Patrick Conway, chief medical officer at CMS, agreed with Mostashari, testifying that increased EHR adoption will improve the quality of care for CMS beneficiaries. “EHR data can be used to display information in ways that are beneficial for providers and their patients. … By providing tools and incentives for EHR adoption, quality reporting, e-prescribing and patient engagement in their healthcare, CMS is encouraging clinicians, hospitals and beneficiaries to use HIT as a platform for improved healthcare quality and better health outcomes at lower cost.”

In addition to this testimony, four hospital Chief Information Officers (CIOs) representing the College of Healthcare Information Management Executives (CHIME) expressed their concern, about increasingly rigorous demands and shorter deadlines in Meaningful Use Stage 2. The CIOs called for a one year extension for Meaningful Use Stage 2.

FierceEMR noted that a majority of hospital CIOs recently polled by healthsystemCIO.com in late May called the Meaningful Use program flawed, agreeing with CHIME’s request for a one-year extension. CHIME’s proposal came in response to a call in April from six GOP senators to reboot the Meaningful Use incentive program.

“The biggest issue … is that we just don’t have enough time to implement and exercise the 2014 certified software,” said Pamela McNutt, CIO of Dallas-based Methodist Health System.  “All of the objectives listed as challenges require significant work to implement after upgrading … For example, after delivery of the patient portal we will have to map data elements from the patient record and clinical staff will need to ensure that the data is representing accurately.”

Others expressed concern about funding, noting that small and rural hospitals already make ends meet on “razor-thin margins.” In fact, Reuters reported on a recent study, which found that small and rural U.S. hospitals are most at risk of not satisfying certain federal requirements for using electronic health record systems.

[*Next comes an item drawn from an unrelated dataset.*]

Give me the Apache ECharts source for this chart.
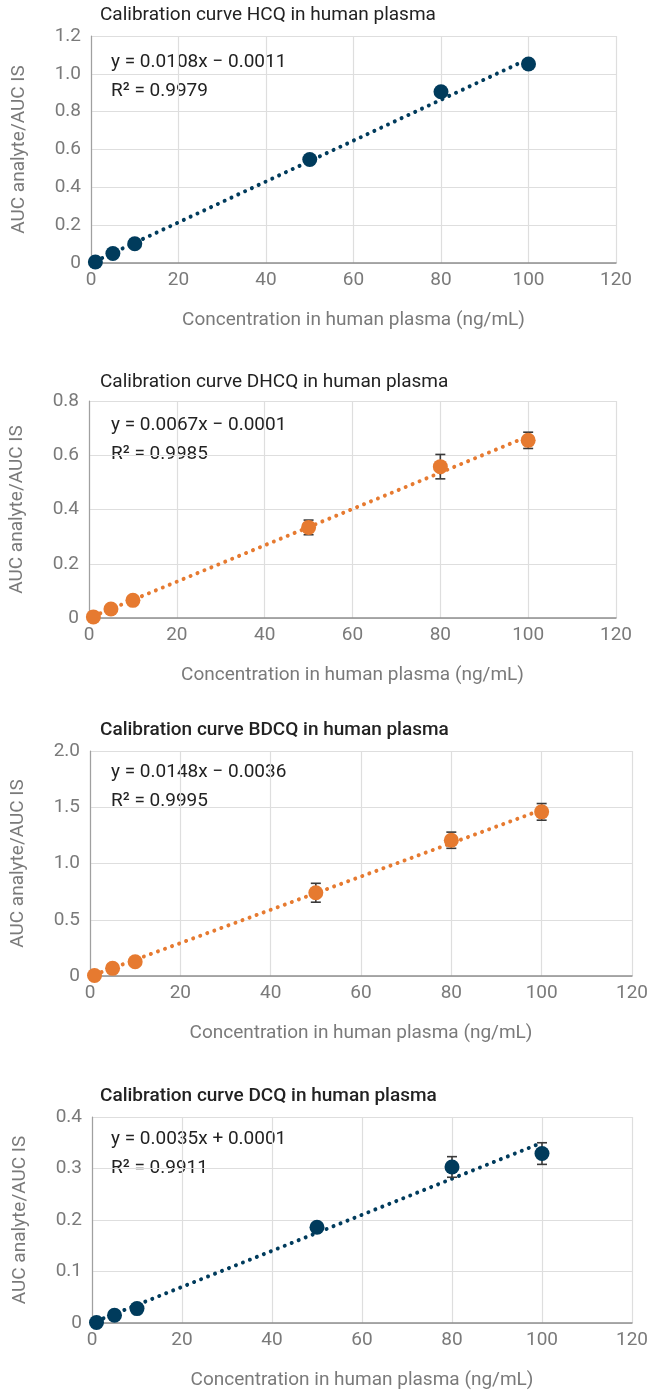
<!DOCTYPE html>
<html>
<head>
<meta charset="utf-8">
<style>
  html, body { margin: 0; padding: 0; background: #fff; }
  #chart { width: 651px; height: 1393px; }
</style>
<script src="https://cdn.jsdelivr.net/npm/echarts@6/dist/echarts.min.js"></script>
</head>
<body>
<div id="chart"></div>
<script>
// concentrations (ng/mL)
var conc = [1, 5, 10, 50, 80, 100]

// AUC analyte / AUC IS
var hcq = [0.005, 0.050, 0.102, 0.547, 0.905, 1.052]
var dhcq = [0.004, 0.033, 0.065, 0.334, 0.558, 0.655]
var bdcq = [0.005, 0.068, 0.127, 0.740, 1.207, 1.459]
var dcq = [0.001, 0.015, 0.028, 0.186, 0.303, 0.329]

// error bar half widths (0 = hidden under marker)
var hcqErr = [0, 0, 0, 0, 0, 0]
var dhcqErr = [0, 0, 0, 0.027, 0.045, 0.030]
var bdcqErr = [0, 0, 0, 0.084, 0.072, 0.074]
var dcqErr = [0, 0, 0, 0, 0.020, 0.021]

// linear trend line end points [x, y]
var hcqFit = [[1, 0.0097], [100, 1.0789]]
var dhcqFit = [[1, 0.0066], [100, 0.6699]]
var bdcqFit = [[1, 0.0112], [100, 1.4764]]
var dcqFit = [[1, 0.0036], [100, 0.3501]]

var titles = [
  'Calibration curve HCQ in human plasma',
  'Calibration curve DHCQ in human plasma',
  'Calibration curve BDCQ in human plasma',
  'Calibration curve DCQ in human plasma'
]
var equations = [
  ['y = 0.0108x \u2212 0.0011', 'R\u00b2 = 0.9979'],
  ['y = 0.0067x \u2212 0.0001', 'R\u00b2 = 0.9985'],
  ['y = 0.0148x \u2212 0.0036', 'R\u00b2 = 0.9995'],
  ['y = 0.0035x + 0.0001', 'R\u00b2 = 0.9911']
]
var yMax = [1.2, 0.8, 2.0, 0.4]
var yStep = [0.2, 0.2, 0.5, 0.1]
var xTicks = { min: 0, max: 120, interval: 20 }

var BLUE = '#003b5c'
var ORANGE = '#e67a30'
var FONT = 'Roboto'
var GREY = '#7a7a7a'

var panels = [
  { vals: hcq, err: hcqErr, fit: hcqFit, color: BLUE, grid: { left: 91, top: 36, width: 525, height: 227 }, titleY: 15, eqY: 62, bold: false },
  { vals: dhcq, err: dhcqErr, fit: dhcqFit, color: ORANGE, grid: { left: 88, top: 401, width: 528, height: 217 }, titleY: 382, eqY: 425, bold: false },
  { vals: bdcq, err: bdcqErr, fit: bdcqFit, color: ORANGE, grid: { left: 90, top: 751, width: 542, height: 225 }, titleY: 730, eqY: 772, bold: true },
  { vals: dcq, err: dcqErr, fit: dcqFit, color: BLUE, grid: { left: 92, top: 1117, width: 541, height: 206 }, titleY: 1096, eqY: 1139, bold: true }
]

var option = { animation: false, textStyle: { fontFamily: FONT }, title: [], grid: [], xAxis: [], yAxis: [], series: [], graphic: [] }

panels.forEach(function (p, i) {
  option.title.push({
    text: titles[i],
    left: 100,
    top: p.titleY - 11,
    padding: 0,
    textStyle: { fontSize: 19, lineHeight: 22, fontWeight: p.bold ? 500 : 'normal', color: '#222', fontFamily: FONT }
  })
  option.grid.push(Object.assign({ containLabel: false }, p.grid))
  option.xAxis.push({
    gridIndex: i,
    type: 'value',
    min: xTicks.min,
    max: xTicks.max,
    interval: xTicks.interval,
    name: 'Concentration in human plasma (ng/mL)',
    nameLocation: 'middle',
    nameGap: 48,
    nameTextStyle: { fontSize: 19, color: GREY, fontFamily: FONT },
    axisLine: { lineStyle: { color: '#8e8e8e', width: 1.5 } },
    axisTick: { show: false },
    axisLabel: { fontSize: 19, color: GREY, margin: 8, fontFamily: FONT },
    splitLine: { lineStyle: { color: '#dedede', width: 1.2 } }
  })
  option.yAxis.push({
    gridIndex: i,
    type: 'value',
    min: 0,
    max: yMax[i],
    interval: yStep[i],
    name: 'AUC analyte/AUC IS',
    nameLocation: 'middle',
    nameGap: 62,
    nameTextStyle: { fontSize: 19, color: GREY, fontFamily: FONT },
    axisLine: { show: true, lineStyle: { color: '#a0a0a0', width: 1.2 } },
    axisTick: { show: false },
    axisLabel: {
      fontSize: 19, color: GREY, margin: 10, fontFamily: FONT,
      formatter: function (v) { return v === 0 ? '0' : v.toFixed(1) }
    },
    splitLine: { lineStyle: { color: '#dedede', width: 1.2 } }
  })

  // dotted trend line
  option.series.push({
    type: 'line',
    xAxisIndex: i,
    yAxisIndex: i,
    data: p.fit,
    symbol: 'none',
    z: 2,
    lineStyle: { color: p.color, width: 4, type: [0.01, 7.5], cap: 'round' }
  })

  // error bars
  var errData = conc.map(function (x, k) { return [x, p.vals[k] - p.err[k], p.vals[k] + p.err[k]] })
    .filter(function (d, k) { return p.err[k] > 0 })
  option.series.push({
    type: 'custom',
    xAxisIndex: i,
    yAxisIndex: i,
    data: errData,
    z: 3,
    renderItem: function (params, api) {
      var lo = api.coord([api.value(0), api.value(1)])
      var hi = api.coord([api.value(0), api.value(2)])
      var w = 5
      var st = { stroke: '#3a3a3a', lineWidth: 1.6 }
      return {
        type: 'group',
        children: [
          { type: 'line', shape: { x1: lo[0], y1: lo[1], x2: hi[0], y2: hi[1] }, style: st },
          { type: 'line', shape: { x1: lo[0] - w, y1: lo[1], x2: lo[0] + w, y2: lo[1] }, style: st },
          { type: 'line', shape: { x1: hi[0] - w, y1: hi[1], x2: hi[0] + w, y2: hi[1] }, style: st }
        ]
      }
    }
  })

  // points
  option.series.push({
    type: 'scatter',
    xAxisIndex: i,
    yAxisIndex: i,
    data: conc.map(function (x, k) { return [x, p.vals[k]] }),
    symbolSize: 15,
    z: 4,
    itemStyle: { color: p.color, opacity: 1 }
  })

  option.graphic.push({
    type: 'text',
    left: 111,
    top: p.eqY - 11,
    style: { text: equations[i][0], fontSize: 19, fontFamily: FONT, fill: '#222', lineHeight: 22 }
  })
  option.graphic.push({
    type: 'text',
    left: 111,
    top: p.eqY + 18,
    style: { text: equations[i][1], fontSize: 19, fontFamily: FONT, fill: '#222', lineHeight: 22 }
  })
})

var chart = echarts.init(document.getElementById('chart'), null, { renderer: 'canvas' })
chart.setOption(option)
</script>
</body>
</html>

In this new study, lead author Catherine DesRoches, from Mathematica Policy Research, collaborated with the American Hospital Association (AHA) and analyzed Medicare data to see which types of hospitals were receiving incentive payments indicating progress toward the meaningful use goals.

Between 2011 and 2012, the researchers found, the percentage of hospitals nationwide receiving incentive payments more than doubled from about 17 percent to about 37 percent.

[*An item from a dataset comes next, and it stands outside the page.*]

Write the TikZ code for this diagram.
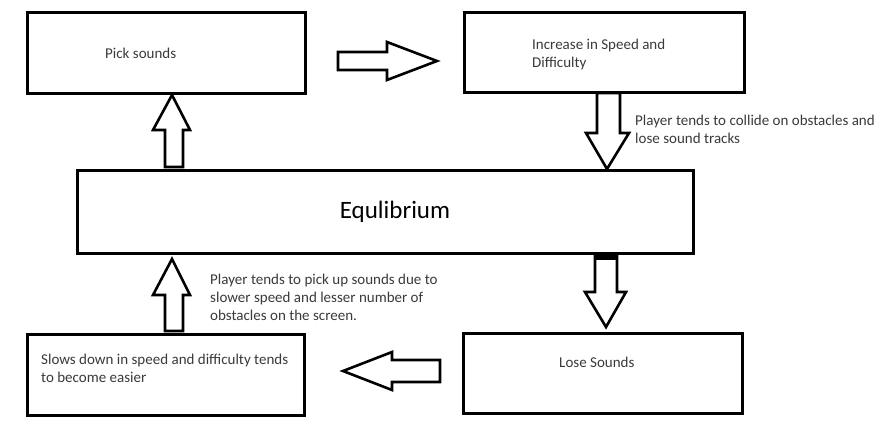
\documentclass[tikz,border=0pt]{standalone}
\usepackage{fontspec}
\setmainfont{Carlito}
\definecolor{txt}{HTML}{3A3A3A}
\tikzset{
  box/.style={draw=black, line width=3pt, inner sep=0pt, outer sep=0pt},
  blk/.style={draw=black, line width=2.6pt, fill=white, line join=miter},
  lbl/.style={text=txt, font=\fontsize{15}{18}\selectfont, inner sep=0pt, anchor=west, align=left},
}
\begin{document}
\begin{tikzpicture}[x=1pt,y=-1pt]
\useasboundingbox[fill=white] (0,0) rectangle (882,428);
% boxes
\node[box, minimum width=278pt, minimum height=80pt] (pick) at (166,53) {};
\node[box, minimum width=280pt, minimum height=79pt] (incr) at (604,52.5) {};
\node[box, minimum width=616pt, minimum height=83pt] (eq) at (385,211.5) {};
\node[box, minimum width=277pt, minimum height=81pt] (slow) at (165.5,374.5) {};
\node[box, minimum width=279pt, minimum height=80pt] (lose) at (602.5,373) {};
% texts
\node[lbl] (pickT) at (105,53) {Pick sounds};
\node[lbl] (incrT) at (532,54.5) {Increase in Speed and\\Difficulty};
\node[text=black, font=\fontsize{25}{30}\selectfont, inner sep=0pt] (eqT) at (395,212) {Equlibrium};
\node[lbl] (slowT) at (41,368) {Slows down in speed and difficulty tends\\to become easier};
\node[lbl] (loseT) at (559,362) {Lose Sounds};
\node[lbl] (collT) at (635,129) {Player tends to collide on obstacles and\\lose sound tracks};
\node[lbl] (pickupT) at (210,297) {Player tends to pick up sounds due to\\slower speed and lesser number of\\obstacles on the screen.};
% block arrows
% pick -> incr (right)
\draw[blk] (338,52) -- (387,52) -- (387,42) -- (437,61) -- (387,80) -- (387,70) -- (338,70) -- cycle;
% incr -> eq (down)
\draw[blk] (597,93) -- (620,93) -- (620,133) -- (629,133) -- (607,169) -- (586,133) -- (597,133) -- cycle;
% eq -> pick (up)
\draw[blk] (165,167) -- (165,130) -- (153,130) -- (172,95) -- (190,130) -- (183,130) -- (183,167) -- cycle;
% eq -> lose (down)
\draw[blk] (595,254) -- (617,254) -- (617,292) -- (626,292) -- (606,327) -- (585,292) -- (595,292) -- cycle;
\fill[black] (595,253) rectangle (617,260);
% lose -> slow (left)
\draw[blk] (440,360) -- (392,360) -- (392,352) -- (343,371) -- (392,390) -- (392,382) -- (440,382) -- cycle;
% slow -> eq (up)
\draw[blk] (165,331) -- (165,295) -- (153,295) -- (172,259) -- (190,295) -- (183,295) -- (183,331) -- cycle;
\end{tikzpicture}
\end{document}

But considerable disparities among hospital types and regions have emerged, the researchers report in the journal Health Affairs. Hospitals in the Northeast were most likely to receive incentive payments, compared to those in other parts of the country, with the West trailing. In 2012, 47 percent of Northeast hospitals got the payments, followed by 41 percent of hospitals in the South, 32 percent in the Midwest and just under 29 percent in the West.

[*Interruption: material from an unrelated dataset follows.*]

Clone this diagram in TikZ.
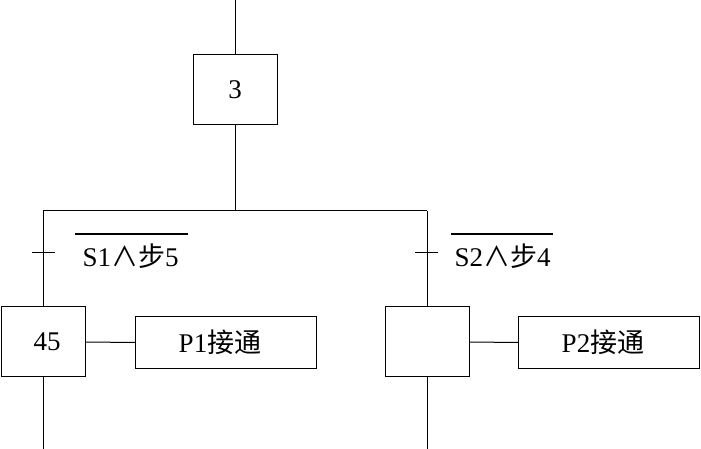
\documentclass[tikz,border=0pt]{standalone}
\usepackage{fontspec}
\setmainfont{Liberation Serif}
\newfontfamily\cjk{Noto Sans CJK SC}
\begin{document}
\begin{tikzpicture}[x=1pt,y=1pt,
  line width=1pt,
  txt/.style={font=\fontsize{27}{30}\selectfont},
  stepbox/.style={draw,line width=1pt,minimum width=84pt,minimum height=70pt,inner sep=0pt,txt},
  actbox/.style={draw,line width=1.4pt,minimum width=181pt,minimum height=52pt,inner sep=0pt,txt},
  lab/.style={anchor=base west,inner sep=0pt,txt}]
\useasboundingbox (0,0) rectangle (701,449);
\node[stepbox] (s3) at (235,359) {3};
\node[stepbox] (s45) at (43,107) {\hspace*{8pt}45};
\node[stepbox] (sr) at (427,107) {};
\node[actbox] (p1) at (226,106.5) {P1{\cjk 接通}\hspace*{12pt}};
\node[actbox] (p2) at (609,106.5) {P2{\cjk 接通}\hspace*{12pt}};
\coordinate (top) at (235,449);
\coordinate (jl) at (43,238);
\coordinate (jm) at (235,238);
\coordinate (jr) at (427,238);
\coordinate (bl) at (43,0);
\coordinate (br) at (427,0);
\draw (top) -- (s3.north);
\draw (s3.south) -- (jm);
\draw (jl) -- (jr);
\draw (jl) -- (s45.north);
\draw (jr) -- (sr.north);
\draw (s45.south) -- (bl);
\draw (sr.south) -- (br);
\draw (s45.east) -- (p1.west);
\draw (sr.east) -- (p2.west);
% transitions
\draw (32,196) -- (55,196);
\draw (415,196) -- (438,196);
\node[lab] (t1) at (82,182) {S1{\cjk ∧步}5};
\node[lab] (t2) at (454,182) {S2{\cjk ∧步}4};
\draw[line width=1.4pt] (75,215) -- (188,215);
\draw[line width=1.4pt] (451,215) -- (553,215);
\end{tikzpicture}
\end{document}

Teaching hospitals were more likely to receive federal incentive payments than nonteaching hospitals, and for-profit hospitals more likely to receive the payments than not-for-profits. Less than 30 percent of government-owned hospitals got the incentives in 2012.

In all categories, as the number of beds at facilities got smaller, the percentage of hospitals receiving payments dropped.

More than half of the hospitals with 200 or more beds received incentive payments, compared to just about 27 percent of hospitals with fewer than 100 beds. And just 10 percent of critical-access hospitals received the incentives in 2012.

These smaller hospitals may have difficulty coming up with the financial resources to implement an EHR system meeting the requirements, they may have trouble attracting the proper support staff to manage the EHRs and they may also have trouble competing with larger clinics for the systems, the study authors point out.

There have been “infrastructure issues” when it comes to smaller and critical-access hospitals, according to Kimberly Lynch, director of the Regional Extension Center (REC) Programs at the Office of the National Coordinator for Health IT in Washington, DC.